1. Right continent, but wrong country. I should have gone with the Red Soil. It was a place in the State of Goias, Central Brazil. I was 951 miles away, and I scored 1793 points out of a possible 5000.

2. Again, correct continent but wrong country. The correct answer was on the outskirts of San Antonio in Texas. The 1513 mile discrepancy won me a meagre 978 points.

3. I couldn't have been much more wrong. I gained 1 point because my guess was 7754 miles away. It's a long way from Northern Argentina to Ballerat, near Melbourne, Victoria, Australia. I should have paid more attention to the vegetation. The eucalyptus was a clue.

4. Well that's more like it. Plonking my pin down on central Vienna, I was just 3 miles from the actual location. I went for Innere Stadt, when I should have been in Ottakring. A feast of 4984 points swells my score nicely.

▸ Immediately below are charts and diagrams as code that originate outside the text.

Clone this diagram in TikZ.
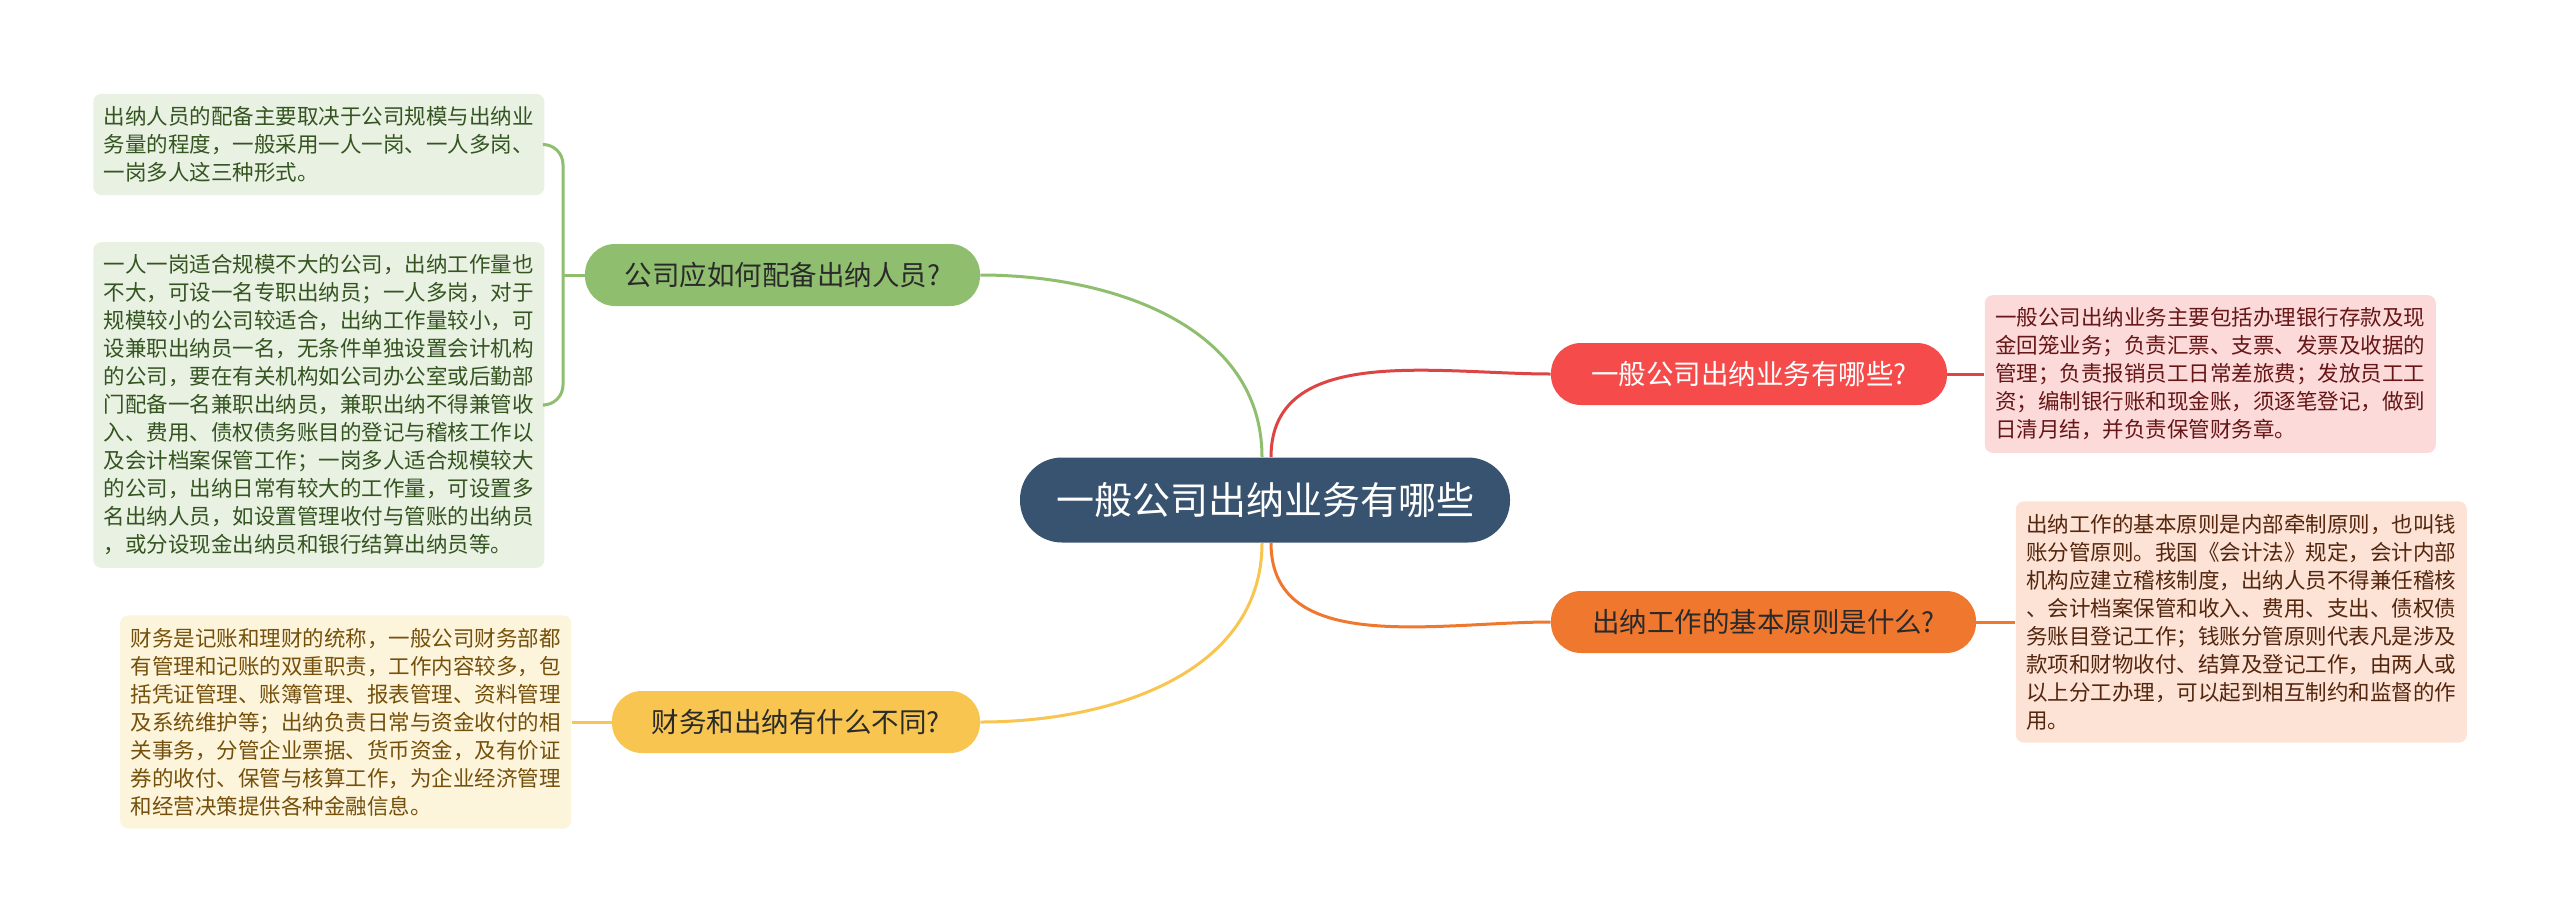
\documentclass[tikz,border=0pt]{standalone}
\usepackage{fontspec}
\setmainfont{Noto Sans CJK SC}
\usetikzlibrary{positioning}
\definecolor{hubblue}{HTML}{38536F}
\definecolor{tgreen}{HTML}{8FBF6E}
\definecolor{tyellow}{HTML}{F8C650}
\definecolor{tred}{HTML}{F64B4B}
\definecolor{torange}{HTML}{F0782E}
\definecolor{ngreen}{HTML}{E9F1E3}
\definecolor{nyellow}{HTML}{FDF4DC}
\definecolor{nred}{HTML}{FCDADA}
\definecolor{norange}{HTML}{FCE3D6}
\definecolor{xgreen}{HTML}{345420}
\definecolor{xyellow}{HTML}{75500A}
\definecolor{xred}{HTML}{661616}
\definecolor{xorange}{HTML}{55260E}
\definecolor{xdark}{HTML}{2A2A2A}

\begin{document}
\begin{tikzpicture}[
  x=0.5pt, y=-0.5pt,
  hub/.style={rectangle, rounded corners=21pt, fill=hubblue, text=white,
              font=\fontsize{19pt}{23pt}\selectfont,
              minimum width=245pt, minimum height=42.5pt},
  topic/.style={rectangle, rounded corners=15pt,
                font=\fontsize{13.75pt}{16pt}\selectfont,
                minimum height=31pt},
  note/.style={rectangle, rounded corners=4pt, align=left,
               text width=215pt, inner xsep=5.25pt, inner ysep=6.3pt,
               font=\fontsize{10.75pt}{14pt}\selectfont},
  link/.style={line width=1.5pt},
  node distance=19.5pt
]
\path[use as bounding box, fill=white] (0,0) rectangle (2560,922);

\node[hub] (hub) at (1265,500) {一般公司出纳业务有哪些};

\node[topic, fill=tgreen, text=xdark, minimum width=197.5pt] (staff) at (782.5,275) {公司应如何配备出纳人员?};
\node[topic, fill=tyellow, text=xdark, minimum width=184pt] (diff) at (796,722) {财务和出纳有什么不同?};
\node[topic, fill=tred, text=white, minimum width=198pt] (duty) at (1749,374) {一般公司出纳业务有哪些?};
\node[topic, fill=torange, text=xdark, minimum width=212.5pt] (rule) at (1763.5,622) {出纳工作的基本原则是什么?};

\node[note, fill=ngreen, text=xgreen, anchor=west] (staffa) at (93,144.5) {出纳人员的配备主要取决于公司规模与出纳业\\
务量的程度，一般采用一人一岗、一人多岗、\\
一岗多人这三种形式。};
\node[note, fill=ngreen, text=xgreen, anchor=west] (staffb) at (93,405) {一人一岗适合规模不大的公司，出纳工作量也\\
不大，可设一名专职出纳员；一人多岗，对于\\
规模较小的公司较适合，出纳工作量较小，可\\
设兼职出纳员一名，无条件单独设置会计机构\\
的公司，要在有关机构如公司办公室或后勤部\\
门配备一名兼职出纳员，兼职出纳不得兼管收\\
入、费用、债权债务账目的登记与稽核工作以\\
及会计档案保管工作；一岗多人适合规模较大\\
的公司，出纳日常有较大的工作量，可设置多\\
名出纳人员，如设置管理收付与管账的出纳员\\
，或分设现金出纳员和银行结算出纳员等。};
\node[note, fill=nyellow, text=xyellow, left=20pt of diff] (diffa) {财务是记账和理财的统称，一般公司财务部都\\
有管理和记账的双重职责，工作内容较多，包\\
括凭证管理、账簿管理、报表管理、资料管理\\
及系统维护等；出纳负责日常与资金收付的相\\
关事务，分管企业票据、货币资金，及有价证\\
券的收付、保管与核算工作，为企业经济管理\\
和经营决策提供各种金融信息。};
\node[note, fill=nred, text=xred, right=18.5pt of duty] (dutya) {一般公司出纳业务主要包括办理银行存款及现\\
金回笼业务；负责汇票、支票、发票及收据的\\
管理；负责报销员工日常差旅费；发放员工工\\
资；编制银行账和现金账，须逐笔登记，做到\\
日清月结，并负责保管财务章。};
\node[note, fill=norange, text=xorange, right=of rule] (rulea) {出纳工作的基本原则是内部牵制原则，也叫钱\\
账分管原则。我国《会计法》规定，会计内部\\
机构应建立稽核制度，出纳人员不得兼任稽核\\
、会计档案保管和收入、费用、支出、债权债\\
务账目登记工作；钱账分管原则代表凡是涉及\\
款项和财物收付、结算及登记工作，由两人或\\
以上分工办理，可以起到相互制约和监督的作\\
用。};

\coordinate (staffj) at (563,275);

\draw[link, tgreen] ([xshift=-1.5pt]hub.north) to[out=90, in=0] (staff.east);
\draw[link, tyellow] ([xshift=-1.5pt]hub.south) to[out=-90, in=0] (diff.east);
\draw[link, tred!90!black] ([xshift=3pt]hub.north) to[out=90, in=180] (duty.west);
\draw[link, torange] ([xshift=3pt]hub.south) to[out=-90, in=180] (rule.west);

\draw[link, tgreen] (staff.west) -- (staffj);
\draw[link, tgreen, rounded corners=10pt] (staffa.east) -| (staffj) |- (staffb.east);
\draw[link, tyellow] (diff.west) -- (diffa.east);
\draw[link, tred!90!black] (duty.east) -- (dutya.west);
\draw[link, torange] (rule.east) -- (rulea.west);
\end{tikzpicture}
\end{document}
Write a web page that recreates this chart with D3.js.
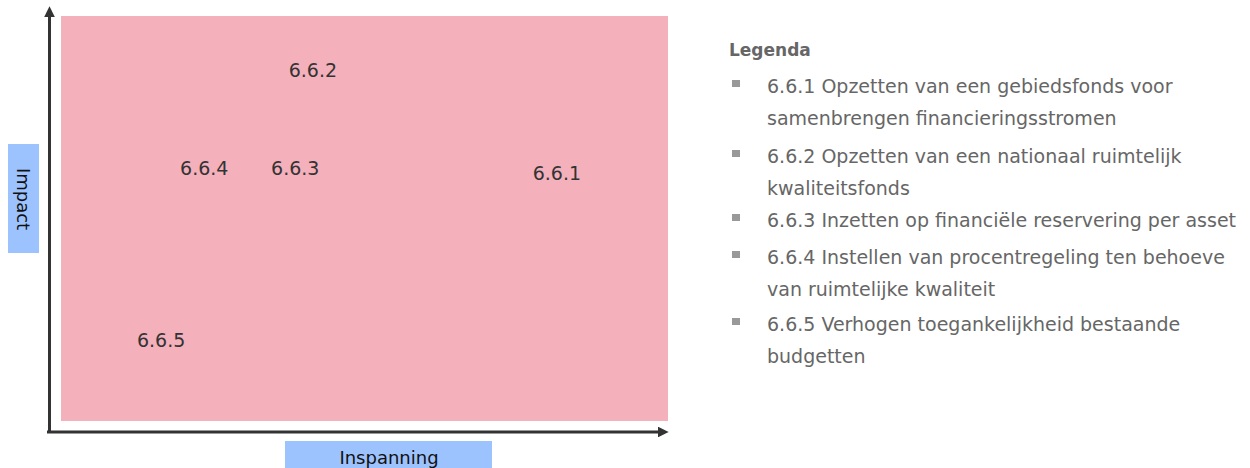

5. The Caerphilly and railway line combo sent me on the wrong track and I ended up a whole 6.9 miles to the southwest of my target. 4963 points.

I don't usually play NMPZ. Sometimes I will play no move but can rotate and zoom in place to get more info. In the bronze and silver leagues, you are limited to moving only. Promotion to gold allows you to play no moving (can still pan and zoom). If you climb high enough, you can play ranked duels on the NMPZ setting.

The scoring system works as follows: Each guess is graded from 0 to 5000 points. Each game is 5 rounds. 

To get Platinum you need 25000 points - within yards for each location. I've got close on "World" and have achieved it once on the UK map. It took hours. In tournament play, when your time is limited to the time it takes for your opponent to make a guess plus 15 seconds, I've had one 5k score. That was in a small town in Greenland. There aren't that many to choose from, and they're pretty much all on the southern coast. 

22500 and above is Gold. 15000 and above is silver. 5000 and above is bronze. so an average of 1000 per round gets bronze, 3k gets silver 4.5k gets gold, and 5k gets the top award,

My total score was a solid bronze, pushing towards silver - 12719 points. One terrible guess, two mediocre guesses and two good guesses. For NMPZ, I'm happy with that.